Molly is faced with her mixed feelings of loss, as she watches her mother losing her mind, and navigates her mother’s demise. She pretty simultaneously navigates the possibly impending loss of her beloved husband, who is stricken with pancreatic cancer while only in his forties. All of these are life passages many of us have faced or are facing now. Here in the US, we neglect, shun or simply avoid both aging and the aged, and advance largely unprepared into “elderhood.” I myself have felt blindsided by some of the indignities and perhaps insults of natural aging, after over 50 years of blessedly good health. I hear stories of age discrimination in the workplace, and I know my husband has had a terrible time attempting to find a knowledgeable geriatric doctor, in a progressive and privileged part of the world, known for quality medical resources. Even as our generation grows to a bulging percentage of the population. Molly touches on the issues of aging and loss as well. All the way around, it was a good read. And in many more ways than I expected.

On the subject of loss, you may have noticed I have been struggling with what has at times seemed to be my own elusive sanity as I attempt to keep up with my various commitments, which of course include the regularity of my blogs and videos. My apologies!

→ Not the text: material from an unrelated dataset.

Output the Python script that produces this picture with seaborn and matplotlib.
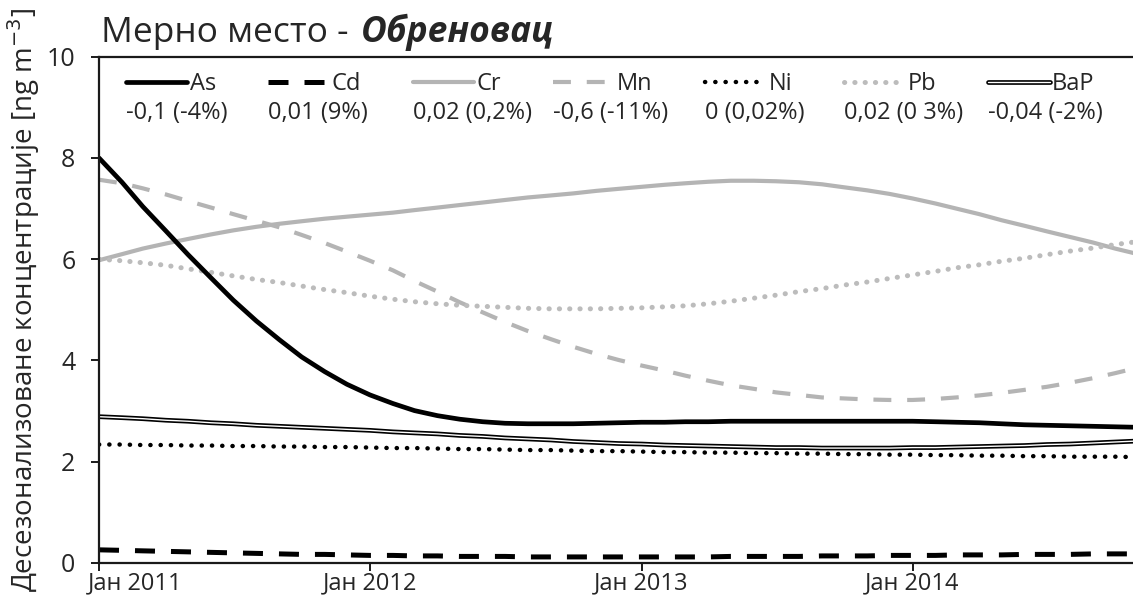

I am not sure if it is lost capacity to handle more tasks than I used to be able to, lost humility as to what I could humanly complete, or my father’s example of always striving to do more, particularly when faced with so much need in this sorry world. I am making my best effort to move through the back log, with your indulgence. Thanks! 

Looking ahead we will have some pretty cool guest speakers on the YouTube Channel. I am excited about that!